* [AIM]
Copy each line exactly. Drop every picture.

- - - - -

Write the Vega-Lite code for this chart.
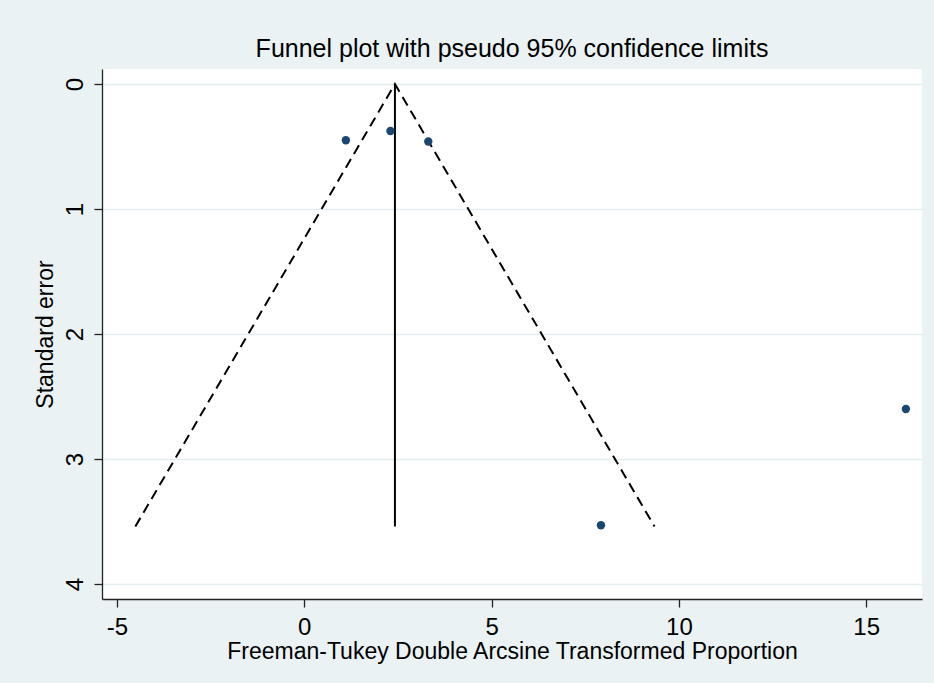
{
  "$schema": "https://vega.github.io/schema/vega-lite/v6.json",
  "autosize": {"type": "none"},
  "width": 820,
  "height": 530,
  "padding": {"left": 102, "top": 69, "right": 12, "bottom": 84},
  "background": "#EAF2F3",
  "config": {
    "view": {"fill": "white", "stroke": null},
    "font": "Liberation Sans"
  },
  "title": {
    "text": "Funnel plot with pseudo 95% confidence limits",
    "font": "Liberation Sans",
    "fontSize": 25,
    "fontWeight": "normal",
    "color": "#000000",
    "anchor": "middle",
    "offset": 7
  },
  "datasets": {
    "studies": [
      {"proportion": 1.11, "se": 0.45},
      {"proportion": 2.3, "se": 0.376},
      {"proportion": 3.31, "se": 0.46},
      {"proportion": 7.92, "se": 3.53},
      {"proportion": 16.06, "se": 2.6}
    ],
    "funnel": [
      {"proportion": -4.51, "se": 3.54, "ord": 1},
      {"proportion": 2.42, "se": 0.0, "ord": 2},
      {"proportion": 9.35, "se": 3.54, "ord": 3}
    ],
    "center": [
      {"proportion": 2.42, "se": 0.0},
      {"proportion": 2.42, "se": 3.54}
    ]
  },
  "layer": [
    {
      "data": {"name": "funnel"},
      "mark": {"type": "line", "color": "#000000", "strokeWidth": 2, "strokeDash": [10, 6]},
      "encoding": {
        "x": {
          "field": "proportion", "type": "quantitative",
          "scale": {"domain": [-5.4, 16.49], "nice": false, "zero": false},
          "axis": {
            "title": "Freeman-Tukey Double Arcsine Transformed Proportion",
            "values": [-5, 0, 5, 10, 15],
            "labelExpr": "datum.value + ''",
            "grid": false,
            "domainColor": "#222222", "domainWidth": 1.3,
            "tickColor": "#222222", "tickWidth": 1.3, "tickSize": 8,
            "labelFont": "Liberation Sans", "labelFontSize": 24, "labelColor": "#000000",
            "labelPadding": 8,
            "titleFont": "Liberation Sans", "titleFontSize": 23, "titleFontWeight": "normal", "titleColor": "#000000",
            "titlePadding": 1
          }
        },
        "y": {
          "field": "se", "type": "quantitative",
          "scale": {"domain": [-0.12, 4.12], "nice": false, "zero": false, "reverse": true},
          "axis": {
            "title": "Standard error",
            "values": [0, 1, 2, 3, 4],
            "labelExpr": "datum.value + ''",
            "grid": true, "gridColor": "#E4EEF0", "gridWidth": 1.6,
            "domainColor": "#222222", "domainWidth": 1.3,
            "tickColor": "#222222", "tickWidth": 1.3, "tickSize": 8,
            "labelAngle": 270,
            "labelFont": "Liberation Sans", "labelFontSize": 24, "labelColor": "#000000",
            "labelPadding": 7,
            "titleFont": "Liberation Sans", "titleFontSize": 23, "titleFontWeight": "normal", "titleColor": "#000000",
            "titlePadding": 6
          }
        },
        "order": {"field": "ord"}
      }
    },
    {
      "data": {"name": "center"},
      "mark": {"type": "line", "color": "#000000", "strokeWidth": 2},
      "encoding": {
        "x": {"field": "proportion", "type": "quantitative"},
        "y": {"field": "se", "type": "quantitative"}
      }
    },
    {
      "data": {"name": "studies"},
      "mark": {"type": "point", "filled": true, "shape": "circle", "color": "#1A476F", "opacity": 1, "size": 70},
      "encoding": {
        "x": {"field": "proportion", "type": "quantitative"},
        "y": {"field": "se", "type": "quantitative"}
      }
    }
  ]
}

- - - - -

* [EXERCISE RESPONSE]
Write the Vega-Lite code for this chart.
{
  "$schema": "https://vega.github.io/schema/vega-lite/v6.json",
  "autosize": {"type": "none"},
  "width": 820,
  "height": 530,
  "padding": {"left": 102, "top": 69, "right": 12, "bottom": 84},
  "background": "#EAF2F3",
  "config": {
    "view": {"fill": "white", "stroke": null},
    "font": "Liberation Sans"
  },
  "title": {
    "text": "Funnel plot with pseudo 95% confidence limits",
    "font": "Liberation Sans",
    "fontSize": 25,
    "fontWeight": "normal",
    "color": "#000000",
    "anchor": "middle",
    "offset": 7
  },
  "datasets": {
    "studies": [
      {"proportion": 1.11, "se": 0.45},
      {"proportion": 2.3, "se": 0.376},
      {"proportion": 3.31, "se": 0.46},
      {"proportion": 7.92, "se": 3.53},
      {"proportion": 16.06, "se": 2.6}
    ],
    "funnel": [
      {"proportion": -4.51, "se": 3.54, "ord": 1},
      {"proportion": 2.42, "se": 0.0, "ord": 2},
      {"proportion": 9.35, "se": 3.54, "ord": 3}
    ],
    "center": [
      {"proportion": 2.42, "se": 0.0},
      {"proportion": 2.42, "se": 3.54}
    ]
  },
  "layer": [
    {
      "data": {"name": "funnel"},
      "mark": {"type": "line", "color": "#000000", "strokeWidth": 2, "strokeDash": [10, 6]},
      "encoding": {
        "x": {
          "field": "proportion", "type": "quantitative",
          "scale": {"domain": [-5.4, 16.49], "nice": false, "zero": false},
          "axis": {
            "title": "Freeman-Tukey Double Arcsine Transformed Proportion",
            "values": [-5, 0, 5, 10, 15],
            "labelExpr": "datum.value + ''",
            "grid": false,
            "domainColor": "#222222", "domainWidth": 1.3,
            "tickColor": "#222222", "tickWidth": 1.3, "tickSize": 8,
            "labelFont": "Liberation Sans", "labelFontSize": 24, "labelColor": "#000000",
            "labelPadding": 8,
            "titleFont": "Liberation Sans", "titleFontSize": 23, "titleFontWeight": "normal", "titleColor": "#000000",
            "titlePadding": 1
          }
        },
        "y": {
          "field": "se", "type": "quantitative",
          "scale": {"domain": [-0.12, 4.12], "nice": false, "zero": false, "reverse": true},
          "axis": {
            "title": "Standard error",
            "values": [0, 1, 2, 3, 4],
            "labelExpr": "datum.value + ''",
            "grid": true, "gridColor": "#E4EEF0", "gridWidth": 1.6,
            "domainColor": "#222222", "domainWidth": 1.3,
            "tickColor": "#222222", "tickWidth": 1.3, "tickSize": 8,
            "labelAngle": 270,
            "labelFont": "Liberation Sans", "labelFontSize": 24, "labelColor": "#000000",
            "labelPadding": 7,
            "titleFont": "Liberation Sans", "titleFontSize": 23, "titleFontWeight": "normal", "titleColor": "#000000",
            "titlePadding": 6
          }
        },
        "order": {"field": "ord"}
      }
    },
    {
      "data": {"name": "center"},
      "mark": {"type": "line", "color": "#000000", "strokeWidth": 2},
      "encoding": {
        "x": {"field": "proportion", "type": "quantitative"},
        "y": {"field": "se", "type": "quantitative"}
      }
    },
    {
      "data": {"name": "studies"},
      "mark": {"type": "point", "filled": true, "shape": "circle", "color": "#1A476F", "opacity": 1, "size": 70},
      "encoding": {
        "x": {"field": "proportion", "type": "quantitative"},
        "y": {"field": "se", "type": "quantitative"}
      }
    }
  ]
}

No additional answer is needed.